Je te réponds: "c'est sur que l'on peut dire ça!", mais c'est une solution de facilité, on ne va rien apprendre de nouveau sur nous même si on dit ça. C’est comme si je dis "Maimonide s'est trompé dans son interprétation de Roch hodech", c'est sur qu'on peut le dire, mais en disant cela on n'étudie pas la torah on énonce des axiomes ou des pensées arrêtées.  Il y a des richonim (Maimonide) qui pensent que le temple et les sacrifices étaient une concession à l'idolâtrie. D’autres richonim s'opposent à cette idée et ils (Nahmanide, rabbi Yehudah Halévy) pensent qu'il n'est pas logique de penser que D aurait fait des concessions dans la torah à l'idolâtrie. Si D avait fait des concessions pourquoi aurait-il fait des concessions uniquement sur ces mitswoth? Et pas sur les interdits sexuels, ou le prêt à intérêt par exemple, ou chabath! De plus la torah est éternelle elle doit donc être une loi parfaite qui s'applique à toutes les générations, puisqu'elle est immuable, il est donc difficile de penser qu'il y aurait à l'intérieur de la torah des concessions qui soit relative à une époque donnée. L’étude de la torah consisterait d'essayer de répondre à ces questions pour rétablir la logique de Maimonide qui pense que les sacrifices sont une concession, mais si on utilise cette idée de concession pour expliquer Roch Hodech on ne peut pas dire que l'on étudie la torah par ce que l'on bloque la réflexion sans l'ouvrir.

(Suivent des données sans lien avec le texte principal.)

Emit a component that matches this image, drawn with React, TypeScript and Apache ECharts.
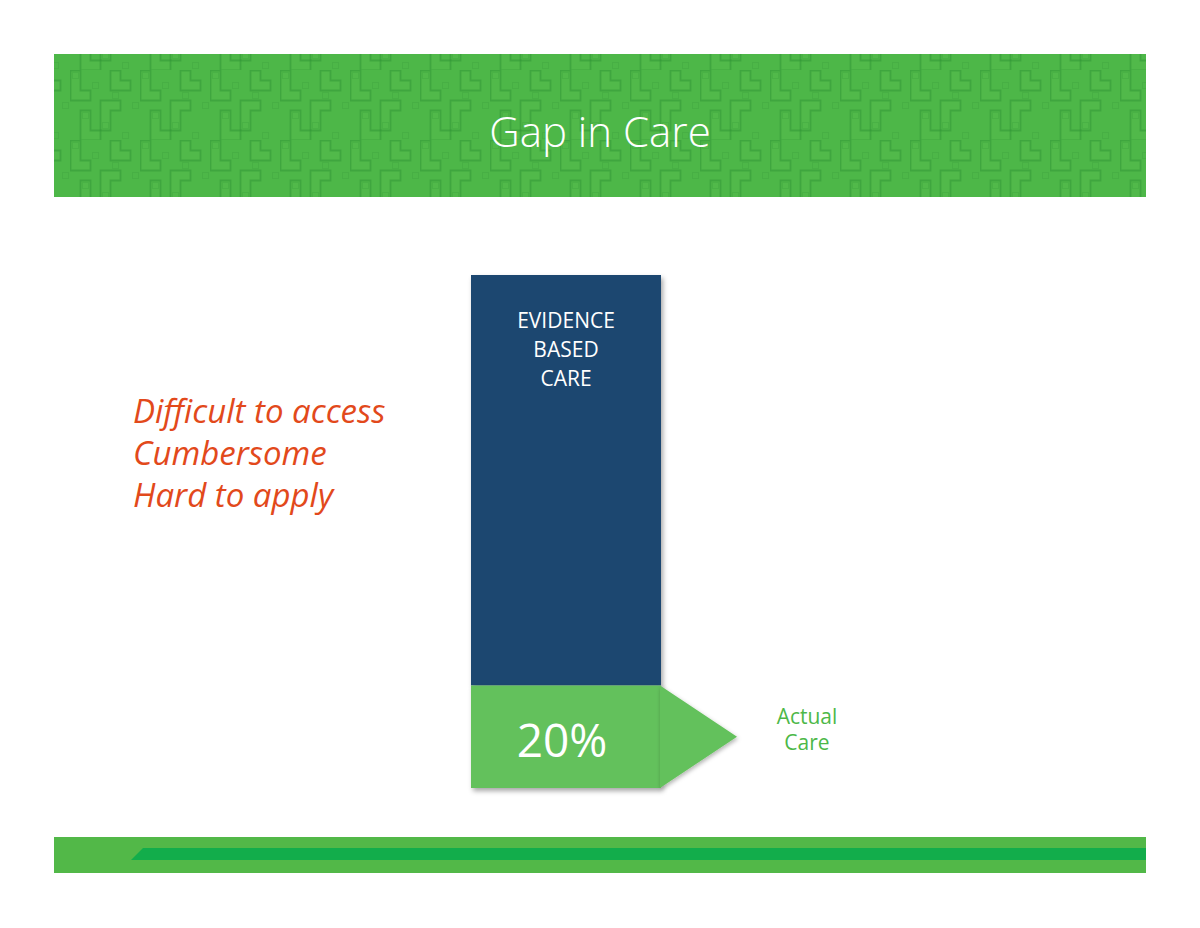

Pour revenir maintenant sur la notion du temps que j'ai voulu éclaircir dans le mail, j'ai voulu m'opposer à la vison de Heidegger dans "être et temps" qui dit en substance que le rapport au temps pour l'homme c'est un rapport de contrôle et de prévision, si je peux prévoir mon temps et que je peux le maitriser, alors je suis libre, et je suis dans l'être. Il y a quelque chose de fascisant dans cette manière de voir les choses. Je pense aussi à la lumière du midrash que cette volonté de se plier à une discipline, est une manière de cultiver son image, "de porter des bijoux " et que c'est un enfermement pour l'homme, qui se ferme dans un tel comportement au renouveau et à "l'être" véritable. L’"être" serait pour moi l'ouverture à un imprévu. J’ai voulu analyser ce qui était à l’ origine de cette pensée d'Heidegger, et j'ai pensé que cette volonté d’enfermement maladif dans un plan que l'on domine vient d'une difficulté pour l'homme à se repérer dans le temps. J'ai voulu montrer que pour palier à cette difficulté de repérage qu'a l'homme qui peut l'amener au fascisme, la torah a prévu tout un tas de mitswoth qui permettent par le rythme de se repérer dans le temps et qui permettent du même coup le renouveau.

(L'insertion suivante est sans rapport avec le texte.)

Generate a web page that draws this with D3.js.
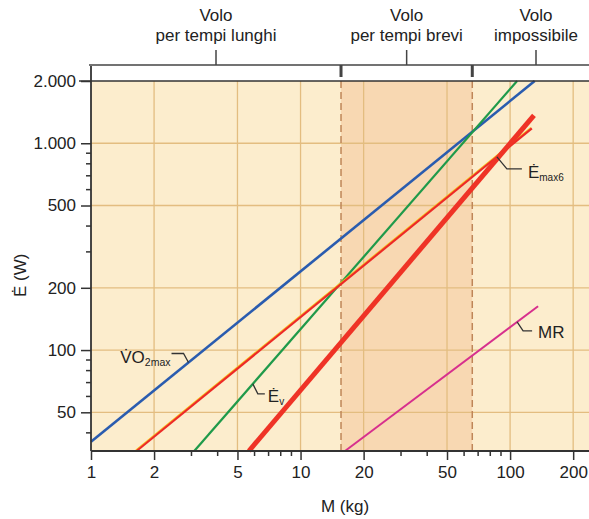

 Roch Hodech c'est le constat d'un cycle naturel répétitif et en même temps la possibilité d'un renouveau, "hadach" veut dire nouveau et mois en même temps. Plus on se repère dans le temps plus on s'ouvre à la liberté du renouveau. 

En ce qui concerne la continuation avec l'Egypte, je pense que premièrement la torah ne peut s'appliquer qu'en réaction à une culture existante préalablement. "Goy mikerev goy", le judaïsme est une manière d'être un peuple à l'intérieur d'un autre peuple. (Chiourim précédents)

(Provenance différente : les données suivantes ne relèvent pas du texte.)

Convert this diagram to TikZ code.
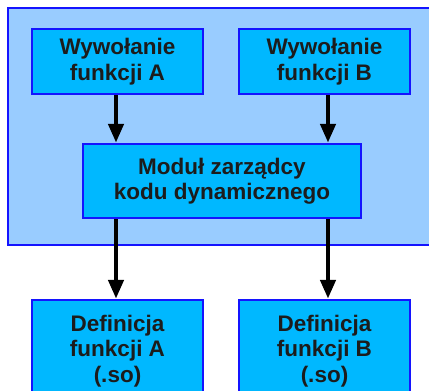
\documentclass[tikz,border=0pt]{standalone}
\usepackage{fontspec}
\setmainfont{Liberation Sans}
\usepackage{xcolor}
\usetikzlibrary{arrows.meta}
\definecolor{palesky}{RGB}{153,204,255}
\definecolor{boxfill}{RGB}{0,184,255}
\definecolor{edgeblue}{RGB}{20,20,255}
\definecolor{inktext}{RGB}{28,28,28}
\tikzset{
  modbox/.style={draw=edgeblue, line width=2.5pt, fill=boxfill, minimum width=171pt,
    minimum height=65pt, align=center, text=inktext,
    font=\fontsize{22.5}{25.5}\selectfont\bfseries},
  flow/.style={line width=4.5pt, -{Triangle[length=19pt,width=15pt]}}
}
\begin{document}
\begin{tikzpicture}[x=1pt,y=-1pt]
                \clip (0,0) rectangle (429,391);
                \draw[edgeblue, line width=2.5pt, fill=palesky] (8,8) rectangle (445,245);
                \node[modbox] (callA) at (117.5,61.5) {Wywołanie\\funkcji A};
                \node[modbox] (callB) at (324.5,61.5) {Wywołanie\\funkcji B};
                \node[modbox, minimum width=278pt, minimum height=74pt] (manager) at (222,181) {Moduł zarządcy\\kodu dynamicznego};
                \node[modbox, minimum height=102pt] (defA) at (117.5,351) {Definicja\\funkcji A\\(.so)};
                \node[modbox, minimum height=102pt] (defB) at (324.5,351) {Definicja\\funkcji B\\(.so)};
                \coordinate (laneA) at (116,0);
                \coordinate (laneB) at (328,0);
                \draw[flow] (callA.south -| laneA) -- (manager.north -| laneA);
                \draw[flow] (callB.south -| laneB) -- (manager.north -| laneB);
                \draw[flow] (manager.south -| laneA) -- (defA.north -| laneA);
                \draw[flow] (manager.south -| laneB) -- (defB.north -| laneB);
            \end{tikzpicture}
\end{document}
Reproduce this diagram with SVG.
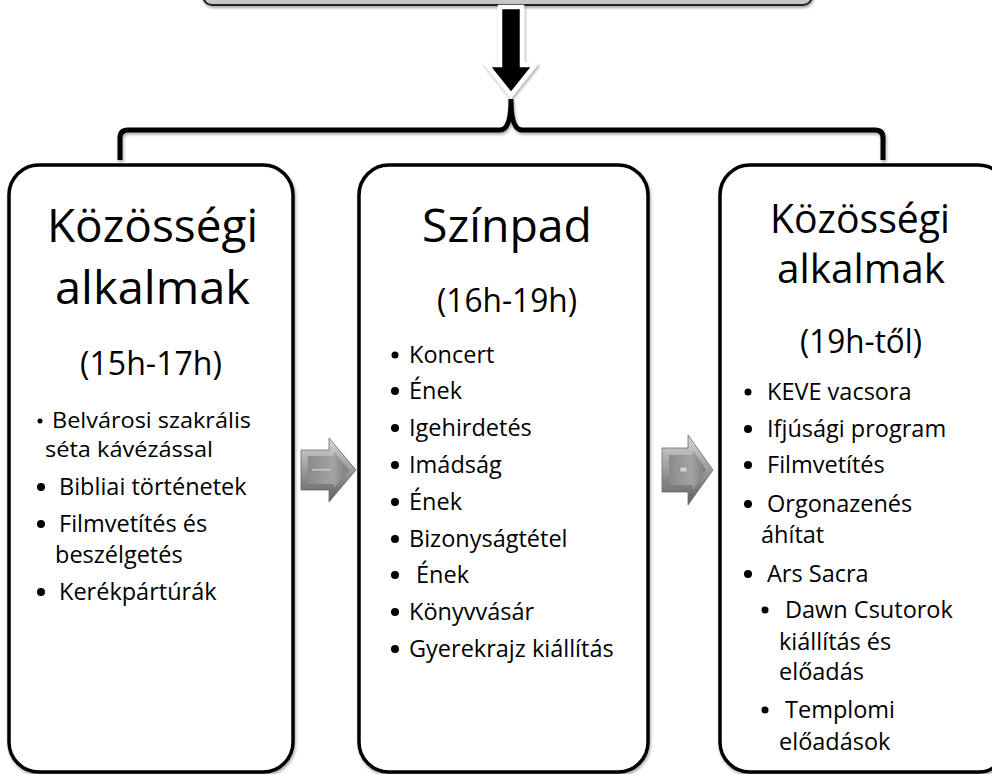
<svg xmlns="http://www.w3.org/2000/svg" width="992" height="774" viewBox="0 0 992 774">
<style>
.box{fill:#fff;stroke:#000;stroke-width:3.5}
.t{font-family:"Open Sans","Liberation Sans",sans-serif;fill:#000}
.title{font-size:46px;text-anchor:middle}
.title2{font-size:40px;text-anchor:middle}
.time{font-size:32px;text-anchor:middle}
.li{font-size:23.5px}
.li2{font-size:21px}
.dot{fill:#000}
</style>
<defs>
<filter id="sh" x="-10%" y="-10%" width="120%" height="120%">
<feDropShadow dx="1" dy="2" stdDeviation="1.5" flood-color="#000" flood-opacity="0.35"/>
</filter>
<linearGradient id="gOuter" x1="0" y1="0" x2="0" y2="1">
<stop offset="0" stop-color="#d8d8d8"/>
<stop offset="0.5" stop-color="#9a9a9a"/>
<stop offset="1" stop-color="#5e5e5e"/>
</linearGradient>
<linearGradient id="gInner" x1="0" y1="0" x2="1" y2="0">
<stop offset="0" stop-color="#8a8a8a"/>
<stop offset="0.6" stop-color="#a4a4a4"/>
<stop offset="1" stop-color="#7a7a7a"/>
</linearGradient>
<linearGradient id="gTop" x1="0" y1="0" x2="0" y2="1">
<stop offset="0" stop-color="#e6e6e6"/>
<stop offset="1" stop-color="#c4c4c4"/>
</linearGradient>
</defs>

<g id="top-box">
<rect x="203" y="-40" width="609" height="45" rx="9" fill="url(#gTop)" stroke="#222" stroke-width="2" filter="url(#sh)"/>
</g>

<g id="connectors">
<polygon points="500,7 522,7 522,65 535,65 511,95 487,65 500,65" fill="#000" stroke="#fff" stroke-width="4.5" stroke-linejoin="miter" filter="url(#sh)"/>
<path d="M120,160 V138 Q120,130 128,130 H500 Q511,130 511,99 Q511,130 522,130 H875 Q883,130 883,138 V160" fill="none" stroke="#000" stroke-width="5" filter="url(#sh)"/>
<g id="arrow-1">
<polygon points="301,450 329,450 329,438 356,470 329,502 329,490 301,490" fill="url(#gOuter)" stroke="#6a6a6a" stroke-width="0.8"/>
<polygon points="308,456 334,456 334,452 349,470 334,488 334,484 308,484" fill="url(#gInner)"/>
<rect x="312" y="469" width="18" height="1.5" fill="#c8c8c8"/>
</g>
<g id="arrow-2">
<polygon points="662,448 688,448 688,435 713,470 688,505 688,492 662,492" fill="url(#gOuter)" stroke="#6a6a6a" stroke-width="0.8"/>
<polygon points="669,455 693,455 693,450 706,470 693,490 693,485 669,485" fill="url(#gInner)"/>
<rect x="680" y="467" width="7" height="5" fill="#d0d0d0" stroke="#888" stroke-width="0.6"/>
</g>
</g>

<g id="box-left">
<rect class="box" x="9" y="165" width="284" height="607" rx="30" filter="url(#sh)"/>
<text class="t title" x="152.5" y="242" textLength="211" lengthAdjust="spacingAndGlyphs">Közösségi</text>
<text class="t title" x="152.5" y="304" textLength="195" lengthAdjust="spacingAndGlyphs">alkalmak</text>
<text class="t time" x="151" y="375" textLength="142" lengthAdjust="spacingAndGlyphs">(15h-17h)</text>
<circle class="dot" cx="40" cy="421" r="2.5"/>
<text class="t li2" x="52" y="428" textLength="199" lengthAdjust="spacingAndGlyphs">Belvárosi szakrális</text>
<text class="t li2" x="45" y="457" textLength="168" lengthAdjust="spacingAndGlyphs">séta kávézással</text>
<circle class="dot" cx="41" cy="487" r="4"/>
<text class="t li" x="59" y="495">Bibliai történetek</text>
<circle class="dot" cx="41" cy="524" r="4"/>
<text class="t li" x="59" y="532">Filmvetítés és</text>
<text class="t li" x="55" y="563">beszélgetés</text>
<circle class="dot" cx="41" cy="592" r="4"/>
<text class="t li" x="59" y="600">Kerékpártúrák</text>
</g>

<g id="box-middle">
<rect class="box" x="359" y="165" width="289" height="607" rx="30" filter="url(#sh)"/>
<text class="t title" x="507" y="242" textLength="170" lengthAdjust="spacingAndGlyphs">Színpad</text>
<text class="t time" x="507" y="312" textLength="140" lengthAdjust="spacingAndGlyphs">(16h-19h)</text>
<circle class="dot" cx="395" cy="355" r="3.5"/>
<text class="t li" x="409" y="363">Koncert</text>
<circle class="dot" cx="395" cy="391" r="4"/>
<text class="t li" x="409" y="399">Ének</text>
<circle class="dot" cx="395" cy="428" r="4"/>
<text class="t li" x="409" y="436">Igehirdetés</text>
<circle class="dot" cx="395" cy="465" r="4"/>
<text class="t li" x="409" y="473">Imádság</text>
<circle class="dot" cx="395" cy="502" r="4"/>
<text class="t li" x="409" y="510">Ének</text>
<circle class="dot" cx="395" cy="539" r="4"/>
<text class="t li" x="409" y="547">Bizonyságtétel</text>
<circle class="dot" cx="395" cy="575" r="4"/>
<text class="t li" x="416" y="583">Ének</text>
<circle class="dot" cx="395" cy="612" r="4"/>
<text class="t li" x="409" y="620">Könyvvásár</text>
<circle class="dot" cx="395" cy="649" r="4"/>
<text class="t li" x="409" y="657">Gyerekrajz kiállítás</text>
</g>

<g id="box-right">
<rect class="box" x="720" y="165" width="288" height="607" rx="30" filter="url(#sh)"/>
<text class="t title2" x="860" y="233" textLength="180" lengthAdjust="spacingAndGlyphs">Közösségi</text>
<text class="t title2" x="861" y="283" textLength="168" lengthAdjust="spacingAndGlyphs">alkalmak</text>
<text class="t time" x="861" y="353" textLength="122" lengthAdjust="spacingAndGlyphs">(19h-től)</text>
<circle class="dot" cx="748" cy="392" r="3.5"/>
<text class="t li" x="767" y="400">KEVE vacsora</text>
<circle class="dot" cx="748" cy="429" r="4"/>
<text class="t li" x="767" y="437">Ifjúsági program</text>
<circle class="dot" cx="748" cy="465" r="4"/>
<text class="t li" x="767" y="473">Filmvetítés</text>
<circle class="dot" cx="748" cy="504" r="4"/>
<text class="t li" x="767" y="512">Orgonazenés</text>
<text class="t li" x="761" y="543">áhítat</text>
<circle class="dot" cx="748" cy="574" r="4"/>
<text class="t li" x="767" y="582">Ars Sacra</text>
<circle class="dot" cx="765" cy="610" r="3.5"/>
<text class="t li" x="785" y="618">Dawn Csutorok</text>
<text class="t li" x="779" y="650">kiállítás és</text>
<text class="t li" x="779" y="680">előadás</text>
<circle class="dot" cx="765" cy="710" r="3.5"/>
<text class="t li" x="785" y="718">Templomi</text>
<text class="t li" x="779" y="750">előadások</text>
</g>
</svg>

Dans ce chiour j'ai voulu interpréter ce phénomène en disant que le marquage dans le temps nécessite une continuité avec le passe et pas une rupture pour s'inscrire dans la durée. Si on ne gardait rien du passé non juif, ou non monothéiste, et que l'on considère le judaïsme comme venu de nulle part, on en ferait un fascisme, une image stable, immuable "un bijoux masculin", seul le rapport au passé peut permettre de marquer le passage du temps et donc de s'ouvrir au renouveau du futur.